Direção: Kelly Reichardt. Roteiro: Jonathan Raymond, Kelly Reichardt. Montagem: Kelly Reichardt. Direção de Fotografia: Christopher Blauvelt. Produção:Chris Carroll. Direção de Arte Lisa Ward. Música: William Tyler.
Existe uma cinematografia que exorta uma espécie de aliança no que poderíamos chamar de “meio termo” da produção audiovisual contemporânea. Desses filmes que conseguem alinhar bem esse chamado forte do cinema de aventuras e daquele que assume a política como conceito, sem negar a um ou outro vezo, necessariamente. Entre as obras que inspiram esse ar de possibilidades múltiplas, 2020 pode ser representado pelo terno First Cow.
Interessante como o filme joga com a ideia do uso dos gêneros para dar conta de uma espécie de contra-proposta à perspectiva mais hegemônica do modelo de representação contemporânea. Ele parte de uma premissa histórica e documental para discutir algumas questões e temas bem específicos dos pioneiros do Oeste Norte Americano, por exemplo. Estamos diante de um western, portanto.
Mas não nos prendamos aos rótulos, aqui. Importante termos em mente que o trato com o gênero apenas ajuda na modulação temática da obra. O interesse de Kelly Reichardt parece residir muito mais nessa tecitura do imprevisto da concepção dramatúrgica do que nessa proposição pré-moldada que muitas vezes dita a natureza dos filmes produzidos nos Estados Unidos. Dentro de uma estrutura industrial de produção, a diretora faz na prática um cinema de resistência.
Nessa idéia de um cinema que resiste a partir da experiência de busca do que seria um grau zero da denotação fílmica. Ou seja, a narrativa não anseia o puro e simples engajamento do espectador a partir dos meandros que a trama dá a ver. Nesse ambiente selvagem onde a civilização ocidental na América do Norte dava seus primeiros passos, a aventura seria um elemento base no desenvolvimento da trama, como de fato o é.

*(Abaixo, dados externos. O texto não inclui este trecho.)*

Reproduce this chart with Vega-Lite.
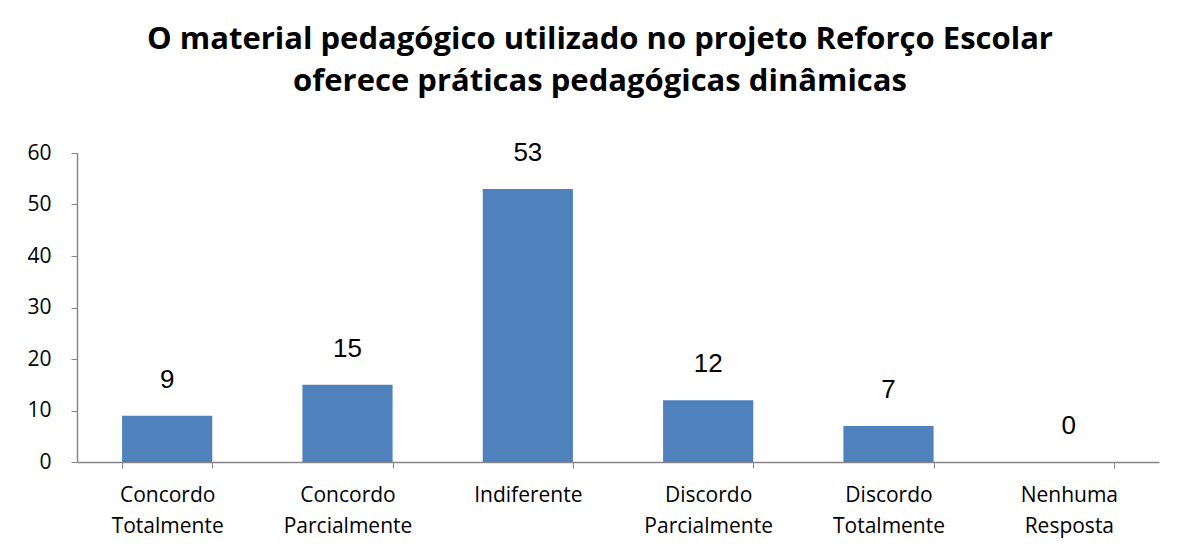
{
  "$schema": "https://vega.github.io/schema/vega-lite/v6.json",
  "width": 1082,
  "height": 309,
  "autosize": {"type": "none"},
  "padding": {"left": 77, "top": 153, "right": 25, "bottom": 93},
  "background": "white",
  "config": {"view": {"stroke": null}},
  "title": {
    "text": ["O material pedagógico utilizado no projeto Reforço Escolar", "oferece práticas pedagógicas dinâmicas"],
    "font": "Open Sans",
    "fontSize": 31,
    "fontWeight": "bold",
    "color": "#000000",
    "anchor": "middle",
    "dx": -18,
    "lineHeight": 42,
    "offset": 42
  },
  "data": {
    "values": [
      {"categoria": "Concordo Totalmente", "valor": 9},
      {"categoria": "Concordo Parcialmente", "valor": 15},
      {"categoria": "Indiferente", "valor": 53},
      {"categoria": "Discordo Parcialmente", "valor": 12},
      {"categoria": "Discordo Totalmente", "valor": 7},
      {"categoria": "Nenhuma Resposta", "valor": 0}
    ]
  },
  "encoding": {
    "x": {
      "field": "categoria",
      "type": "nominal",
      "sort": null,
      "scale": {"paddingInner": 0.5, "paddingOuter": 0.25},
      "axis": {
        "title": null,
        "labelAngle": 0,
        "labelExpr": "split(datum.label, ' ')",
        "labelFont": "Open Sans",
        "labelFontSize": 21,
        "labelColor": "#000000",
        "labelLineHeight": 31,
        "labelPadding": 16,
        "tickBand": "extent",
        "tickSize": 6,
        "tickColor": "#868686",
        "domainColor": "#868686",
        "domainWidth": 1.5
      }
    },
    "y": {
      "field": "valor",
      "type": "quantitative",
      "scale": {"domain": [0, 60]},
      "axis": {
        "title": null,
        "values": [0, 10, 20, 30, 40, 50, 60],
        "grid": false,
        "labelFont": "Open Sans",
        "labelFontSize": 21,
        "labelColor": "#000000",
        "labelPadding": 20,
        "tickSize": 6,
        "tickColor": "#868686",
        "domainColor": "#868686",
        "domainWidth": 1.5
      }
    }
  },
  "layer": [
    {"mark": {"type": "bar", "color": "#4F81BD"}},
    {
      "mark": {"type": "text", "baseline": "bottom", "dy": -23, "font": "Liberation Sans", "fontSize": 26, "color": "#000000"},
      "encoding": {"text": {"field": "valor", "type": "quantitative"}}
    }
  ]
}
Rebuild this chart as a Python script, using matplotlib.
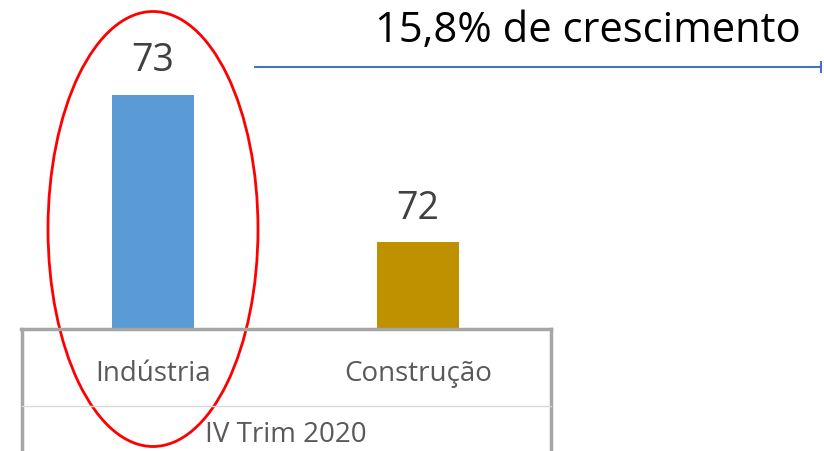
import matplotlib.pyplot as plt
from matplotlib.lines import Line2D
from matplotlib.patches import Ellipse

categories = ['Indústria', 'Construção']
values = [73, 72]
bar_colors = ['#5B9BD5', '#BF9000']
group_label = 'IV Trim 2020'
growth_text = '15,8% de crescimento'

W, H = 824, 451
plt.rcParams['font.family'] = ['Open Sans', 'DejaVu Sans']

fig = plt.figure(figsize=(W / 100, H / 100), dpi=100)


def fx(px):
	return px / W


def fy(py):
	return 1 - py / H


# axes spans the category box, baseline at y=328 px
ax = fig.add_axes([fx(20.5), fy(328), fx(530), 328 / H])
ax.set_xlim(-0.5, 1.5)
ax.set_ylim(71.42, 73.64)
ax.bar(range(len(values)), values, width=0.31, color=bar_colors, bottom=0)
for i, v in enumerate(values):
	ax.annotate(str(v), (i, v), xytext=(0, 24), textcoords='offset points',
		ha='center', va='center', fontsize=27, color='#404040')
ax.axis('off')

# category box
grey = '#A6A6A6'
fig.add_artist(Line2D([fx(21), fx(551)], [fy(329), fy(329)], color=grey, lw=2.5))
fig.add_artist(Line2D([fx(22), fx(22)], [fy(329), fy(451)], color=grey, lw=2.5))
fig.add_artist(Line2D([fx(551), fx(551)], [fy(329), fy(451)], color=grey, lw=2.5))
fig.add_artist(Line2D([fx(22), fx(551)], [fy(406), fy(406)], color='#D9D9D9', lw=1))

for i, c in enumerate(categories):
	fig.text(fx(153 + 265 * i), fy(374), c, ha='center', va='center',
		fontsize=20, color='#595959')
fig.text(fx(286), fy(435), group_label, ha='center', va='center',
	fontsize=20, color='#595959')

# highlight ellipse
fig.add_artist(Ellipse((fx(153), fy(229)), fx(210), 435 / H, fill=False,
	edgecolor='#FF0000', lw=2))

# growth arrow
fig.add_artist(Line2D([fx(255), fx(820)], [fy(67), fy(67)], color='#4472C4', lw=1.5))
fig.add_artist(Line2D([fx(821), fx(821)], [fy(62), fy(72)], color='#4472C4', lw=1.5))
fig.text(fx(588), fy(31), growth_text, ha='center', va='center',
	fontsize=30, color='black')

fig.savefig('out.png', dpi=100)
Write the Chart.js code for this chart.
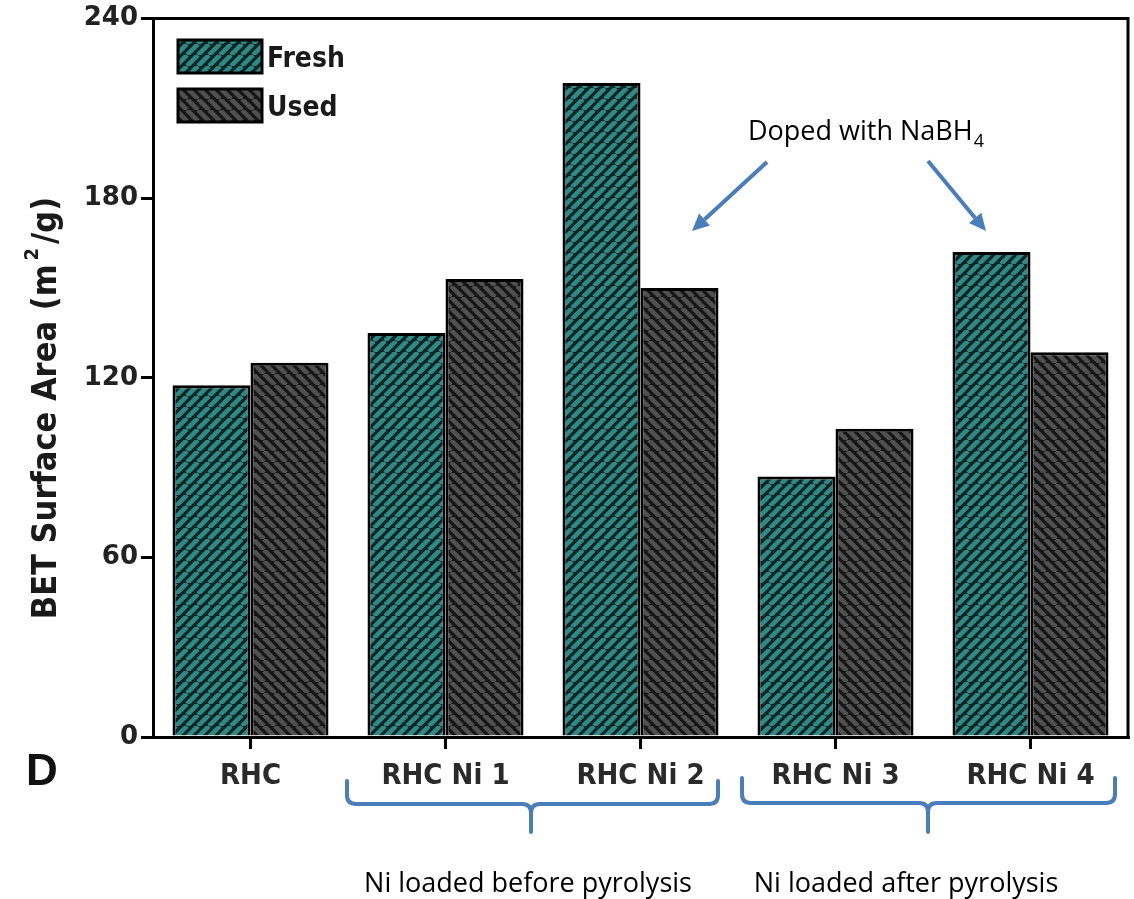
<!DOCTYPE html>
<html>
<head>
<meta charset="utf-8">
<script src="https://cdn.jsdelivr.net/npm/chart.js@4.4.1/dist/chart.umd.min.js"></script>
<style>
  html, body { margin: 0; padding: 0; background: #ffffff; }
  #wrap { position: relative; width: 1134px; height: 899px; }
</style>
</head>
<body>
<div id="wrap"><canvas id="c"></canvas></div>
<script>
// BET surface areas of rice-husk char samples, fresh vs. used
const categories = ['RHC', 'RHC Ni 1', 'RHC Ni 2', 'RHC Ni 3', 'RHC Ni 4'];
const freshValues = [117.5, 135, 218.5, 87, 162];
const usedValues = [125, 153, 150, 103, 128.5];
const yTickValues = [0, 60, 120, 180, 240];
const seriesNames = ['Fresh', 'Used'];

const BLUE = '#4a7ebb';
const AXIS_FONT = '"DejaVu Sans Condensed", "DejaVu Sans", sans-serif';
const NOTE_FONT = '"Open Sans", "Noto Sans", sans-serif';

// Diagonal hatch fill: dark ground with lighter stripes
function hatch(light, dark, rising) {
  const s = 11;
  const t = document.createElement('canvas');
  t.width = s; t.height = s;
  const g = t.getContext('2d');
  g.fillStyle = dark;
  g.fillRect(0, 0, s, s);
  g.strokeStyle = light;
  g.lineWidth = 4.6;
  g.beginPath();
  for (let k = -1; k <= 1; k++) {
    if (rising) { g.moveTo(k * s, s); g.lineTo(k * s + s, 0); }
    else { g.moveTo(k * s, 0); g.lineTo(k * s + s, s); }
  }
  g.stroke();
  return g.createPattern(t, 'repeat');
}

const ctx0 = document.getElementById('c').getContext('2d');
const freshFill = hatch('#2f8a85', '#0f2524', true);
const usedFill = hatch('#505050', '#161616', false);

function arrow(ctx, x1, y1, x2, y2) {
  const ang = Math.atan2(y2 - y1, x2 - x1);
  const head = 17, half = 8;
  const bx = x2 - head * Math.cos(ang), by = y2 - head * Math.sin(ang);
  ctx.beginPath();
  ctx.moveTo(x1, y1);
  ctx.lineTo(bx, by);
  ctx.stroke();
  ctx.beginPath();
  ctx.moveTo(x2, y2);
  ctx.lineTo(bx + half * Math.sin(ang), by - half * Math.cos(ang));
  ctx.lineTo(bx - half * Math.sin(ang), by + half * Math.cos(ang));
  ctx.closePath();
  ctx.fill();
}

function brace(ctx, x1, x2, xc, top, mid, tip) {
  const r = 9;
  ctx.beginPath();
  ctx.moveTo(x1, top);
  ctx.lineTo(x1, mid - r);
  ctx.quadraticCurveTo(x1, mid, x1 + r, mid);
  ctx.lineTo(xc - r, mid);
  ctx.quadraticCurveTo(xc, mid, xc, mid + r);
  ctx.lineTo(xc, tip);
  ctx.moveTo(xc, mid + r);
  ctx.quadraticCurveTo(xc, mid, xc + r, mid);
  ctx.lineTo(x2 - r, mid);
  ctx.quadraticCurveTo(x2, mid, x2, mid - r);
  ctx.lineTo(x2, top);
  ctx.stroke();
}

const decorations = {
  id: 'decorations',
  afterDraw(chart) {
    const ctx = chart.ctx;
    const a = chart.chartArea;
    ctx.save();

    // frame: top and right edges of the plot box
    ctx.strokeStyle = '#000';
    ctx.lineWidth = 3;
    ctx.beginPath();
    ctx.moveTo(a.left, a.top);
    ctx.lineTo(a.right, a.top);
    ctx.lineTo(a.right, a.bottom);
    ctx.stroke();

    // legend in the upper-left corner of the plot
    const boxX = 178, boxW = 84, boxH = 33, rowY = [40, 89];
    chart.data.datasets.forEach((ds, i) => {
      ctx.fillStyle = ds.backgroundColor;
      ctx.fillRect(boxX, rowY[i], boxW, boxH);
      ctx.lineWidth = 3;
      ctx.strokeStyle = '#000';
      ctx.strokeRect(boxX, rowY[i], boxW, boxH);
      ctx.fillStyle = '#1a1a1a';
      ctx.font = 'bold 28px ' + AXIS_FONT;
      ctx.textBaseline = 'alphabetic';
      ctx.textAlign = 'left';
      ctx.fillText(ds.label, boxX + boxW + 5, rowY[i] + 27);
    });

    // y-axis title with superscript
    ctx.save();
    ctx.translate(47, 408);
    ctx.rotate(-Math.PI / 2);
    ctx.fillStyle = '#1a1a1a';
    ctx.textBaseline = 'middle';
    ctx.textAlign = 'left';
    const big = 'bold 34px ' + AXIS_FONT, small = 'bold 20px ' + AXIS_FONT;
    const p1 = 'BET Surface Area (m', p2 = '2', p3 = '/g)';
    ctx.font = big; const w1 = ctx.measureText(p1).width, w3 = ctx.measureText(p3).width;
    ctx.font = small; const w2 = ctx.measureText(p2).width + 8;
    let x = -(w1 + w2 + w3) / 2;
    ctx.font = big; ctx.fillText(p1, x, 0); x += w1;
    ctx.font = small; ctx.fillText(p2, x + 4, -14); x += w2;
    ctx.font = big; ctx.fillText(p3, x, 0);
    ctx.restore();

    // panel letter
    ctx.fillStyle = '#111';
    ctx.font = 'bold 44px "Liberation Sans", Arial, sans-serif';
    ctx.textAlign = 'left';
    ctx.textBaseline = 'alphabetic';
    ctx.fillText('D', 26, 785);

    // note about NaBH4 doping with arrows
    ctx.fillStyle = '#000';
    ctx.font = '27px ' + NOTE_FONT;
    const n1 = 'Doped with NaBH';
    const nw = ctx.measureText(n1).width;
    ctx.fillText(n1, 748, 140);
    ctx.font = '18px ' + NOTE_FONT;
    ctx.fillText('4', 748 + nw + 1, 147);

    ctx.strokeStyle = BLUE;
    ctx.fillStyle = BLUE;
    ctx.lineWidth = 4;
    ctx.lineCap = 'butt';
    arrow(ctx, 767, 162, 692, 231);
    arrow(ctx, 928, 161, 986, 231);

    // group braces and their captions
    ctx.lineWidth = 4;
    ctx.lineCap = 'round';
    ctx.lineJoin = 'round';
    brace(ctx, 347, 718, 531, 781, 804, 832);
    brace(ctx, 742, 1115, 928, 778, 803, 832);

    ctx.fillStyle = '#000';
    ctx.font = '27px ' + NOTE_FONT;
    ctx.textAlign = 'center';
    ctx.fillText('Ni loaded before pyrolysis', 528, 892);
    ctx.fillText('Ni loaded after pyrolysis', 906, 892);

    ctx.restore();
  }
};

new Chart(ctx0, {
  type: 'bar',
  data: {
    labels: categories,
    datasets: [
      { label: seriesNames[0], data: freshValues, backgroundColor: freshFill,
        borderColor: '#000', borderWidth: 3, borderSkipped: 'bottom' },
      { label: seriesNames[1], data: usedValues, backgroundColor: usedFill,
        borderColor: '#000', borderWidth: 3, borderSkipped: 'bottom' }
    ]
  },
  options: {
    responsive: true,
    maintainAspectRatio: false,
    animation: false,
    devicePixelRatio: 1,
    layout: { padding: { left: 0, top: 18, right: 6, bottom: 0 } },
    datasets: { bar: { categoryPercentage: 0.8, barPercentage: 1.0 } },
    plugins: { legend: { display: false }, tooltip: { enabled: false } },
    scales: {
      x: {
        type: 'category',
        offset: true,
        grid: { offset: false, drawOnChartArea: false, drawTicks: true,
                tickLength: 12, color: '#000', lineWidth: 3 },
        border: { display: true, color: '#000', width: 3 },
        ticks: { color: '#2a2a2a', padding: 10, maxRotation: 0,
                 font: { family: AXIS_FONT, size: 29, weight: 'bold' } },
        afterFit(scale) { scale.height = 162; }
      },
      y: {
        min: 0, max: 240,
        afterBuildTicks(scale) { scale.ticks = yTickValues.map(v => ({ value: v })); },
        grid: { drawOnChartArea: false, drawTicks: true, tickLength: 12,
                color: '#000', lineWidth: 3 },
        border: { display: true, color: '#000', width: 3 },
        ticks: { color: '#222', padding: 3,
                 font: { family: '"DejaVu Sans", sans-serif', size: 26, weight: 'bold' } },
        afterFit(scale) { scale.width = 153; }
      }
    }
  },
  plugins: [decorations]
});
</script>
</body>
</html>
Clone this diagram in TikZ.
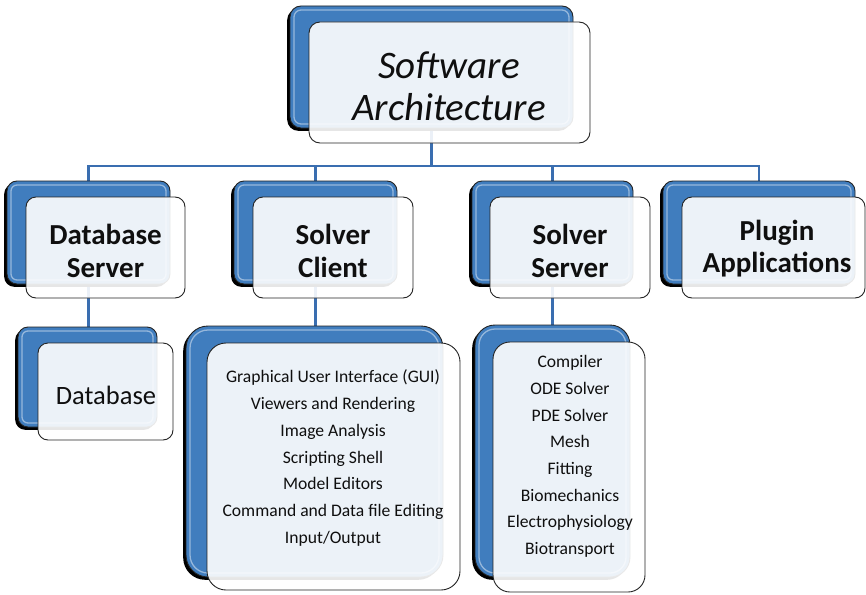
\documentclass[tikz,border=0pt]{standalone}
\usepackage{fontspec}
\setmainfont{Carlito}
\usetikzlibrary{shadows,backgrounds}

\definecolor{cardblue}{RGB}{64,125,190}
\definecolor{linkblue}{RGB}{58,110,176}
\definecolor{edgedark}{RGB}{35,35,35}
\definecolor{inktext}{RGB}{15,15,15}

\tikzset{
  backcard/.style={draw=edgedark, line width=0.9pt, fill=cardblue,
    rounded corners=#1, inner sep=0pt, outer sep=0pt, anchor=north west,
    general shadow={fill=black, shadow xshift=-2.8pt, shadow yshift=-2.8pt},
    path picture={\draw[white, opacity=0.45, line width=1.3pt, rounded corners=#1-4pt]
      ([shift={(4pt,-4pt)}]path picture bounding box.north west) rectangle
      ([shift={(-4pt,4pt)}]path picture bounding box.south east);}},
  frontcard/.style={draw=edgedark, line width=0.9pt, fill=white, fill opacity=0.9,
    rounded corners=#1, inner sep=0pt, outer sep=0pt, anchor=north west},
  link/.style={draw=linkblue, line width=2.4pt},
  titletext/.style={font=\fontsize{39}{42}\selectfont\itshape, text=inktext, align=center},
  headtext/.style={font=\fontsize{29}{32.5}\selectfont\bfseries, text=inktext, align=center},
  itemtext/.style={font=\fontsize{17.6}{26.7}\selectfont, text=inktext, align=center},
  boxtext/.style={font=\fontsize{26.5}{30}\selectfont, text=inktext, align=center},
}

\begin{document}
\begin{tikzpicture}[x=1pt, y=-1pt]
  \useasboundingbox (0,0) rectangle (866,594);

  % top level
  \node[backcard=11pt, minimum width=283pt, minimum height=122pt] (topB) at (290,6) {};
  \node[frontcard=11pt, minimum width=281pt, minimum height=121pt] (topF) at (309,22) {};
  \node[titletext] (topT) at (449,86) {Software\\Architecture};

  % second level
  \node[backcard=10pt, minimum width=163pt, minimum height=103pt] (dsB) at (7,181) {};
  \node[frontcard=10pt, minimum width=159pt, minimum height=101pt] (dsF) at (26,197) {};
  \node[headtext] (dsT) at (105.5,251) {Database\\Server};

  \node[backcard=10pt, minimum width=163pt, minimum height=103pt] (scB) at (234,181) {};
  \node[frontcard=10pt, minimum width=160pt, minimum height=101pt] (scF) at (253,197) {};
  \node[headtext] (scT) at (333,251) {Solver\\Client};

  \node[backcard=10pt, minimum width=161pt, minimum height=103pt] (ssB) at (472,181) {};
  \node[frontcard=10pt, minimum width=160pt, minimum height=101pt] (ssF) at (490,197) {};
  \node[headtext] (ssT) at (570,251) {Solver\\Server};

  \node[backcard=10pt, minimum width=192pt, minimum height=103pt] (plB) at (663,181) {};
  \node[frontcard=10pt, minimum width=183pt, minimum height=101pt] (plF) at (682,197) {};
  \node[headtext] (plT) at (777,248.5) {Plugin\\Applications};

  % third level
  \node[backcard=10pt, minimum width=139pt, minimum height=100pt] (dbB) at (18,327) {};
  \node[frontcard=10pt, minimum width=135pt, minimum height=97pt] (dbF) at (38,343) {};
  \node[boxtext] (dbT) at (106,395) {Database};

  \node[backcard=22pt, minimum width=257pt, minimum height=251pt] (clB) at (186,326) {};
  \node[frontcard=19pt, minimum width=253pt, minimum height=247pt] (clF) at (207,343) {};
  \node[itemtext] (clT) at (333,458) {Graphical User Interface (GUI)\\Viewers and Rendering\\Image Analysis\\Scripting Shell\\Model Editors\\Command and Data file Editing\\Input/Output};

  \node[backcard=20pt, minimum width=155pt, minimum height=252pt] (svB) at (475,325) {};
  \node[frontcard=17pt, minimum width=152pt, minimum height=250pt] (svF) at (493,342) {};
  \node[itemtext] (svT) at (570,456.5) {Compiler\\ODE Solver\\PDE Solver\\Mesh\\Fitting\\Biomechanics\\Electrophysiology\\Biotransport};

  % page ground and connectors, kept under the cards
  \coordinate (bus) at (431,166);
  \begin{scope}[on background layer]
    \fill[white] (0,0) rectangle (866,594);
    \draw[link] (topB.center) -- (topB.center |- bus) -| (dsB.north);
    \draw[link] (topB.center) -- (topB.center |- bus) -| (scB.north);
    \draw[link] (topB.center) -- (topB.center |- bus) -| (ssB.north);
    \draw[link] (topB.center) -- (topB.center |- bus) -| (plB.north);
    \draw[link] (dsB.center) -- (dsB.center |- dbB.north);
    \draw[link] (scB.center) -- (scB.center |- clB.north);
    \draw[link] (ssB.center) -- (ssB.center |- svB.north);
  \end{scope}
\end{tikzpicture}
\end{document}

No entanto, nada há de extraordinário na jornada desse cozinheiro habilidoso (John Magaro) que acaba fazendo sociedade com um astuto imigrante chinês (Orion Lee) que assim como aquele ex-caçador, tenta fazer sua própria fortuna na região do Oregon no século XIX. Tudo o ocorre muito lentamente ao longo das 2 horas e 2 minutos de duração do longa. Reichardt adota um tom naturalista pra isso. Retornamos para o contexto da perspectiva denotativa.
E o curioso disso é como ela requer, com isso, o máximo da nossa atenção aos detalhes que o filme deixa no seu fora de campo conceitual. O fato de estarmos diante de um épico, mas que não tem a escala grandiosa das obras desse gênero. Tudo é redimensionado para uma escala quase microcósmica, apesar de sentirmos estar diante de um filme de época.
É um trabalho indie, com produção assinada pela A24, mas que ao mesmo tempo tem um tom solene, seja pelo trato da música original, do design de produção, roteiro e fotografia. Mais que isso, entretanto, a obra traz esse “interdito” do romance nessas mesmas dimensões. Mais uma vez, é preciso olharmos além dos dados indicados em tela. O que esta implícito na relação entre esses dois personagens é a grande beleza do filme, sem dúvidas.
Uma estória de amizade, pioneirismo na empresa das relações humanas e de amor, acima de tudo. Das vidas de pessoas invisíveis, cujo afeto, assim como muitos na contemporaneidade, têm de ser vivido na supressão daquilo o que se quer exprimir. Por isso mesmo, no entanto, é que a decisão de Reichardt de sugerir, ao invés de ilustrar isso, seja tão rica. Posição essa que ela sustenta até o fim da estória.
Do seu prólogo ao epílogo, a estória trata dessa política afetiva particular. Da jornadas desses personagens que não querem nada demais. Suas ações não transformarão a história da humanidade. Estamos diante da tela apenas para vê-los roubando leite de uma rara vaquinha de um região em desenvolvimento e assando biscoitos na noite para posterior venda nas manhãs seguintes. Mas algo parece não estar certo. O que seria, então?
Talvez a noção da tragédia. E com ela todo um imaginário de que, no cinema, o final feliz muitas vezes pressupõe a imaturidade de uma obra que não esteja pronta ainda para lidar com a idéia da impossibilidade como eixo único da maturidade do olhar do espectador para com o filme a quem ele olha. É isso o o que a boa cinematografia tem nos ensinado desde a época dos vaudevilles do final do século XIX.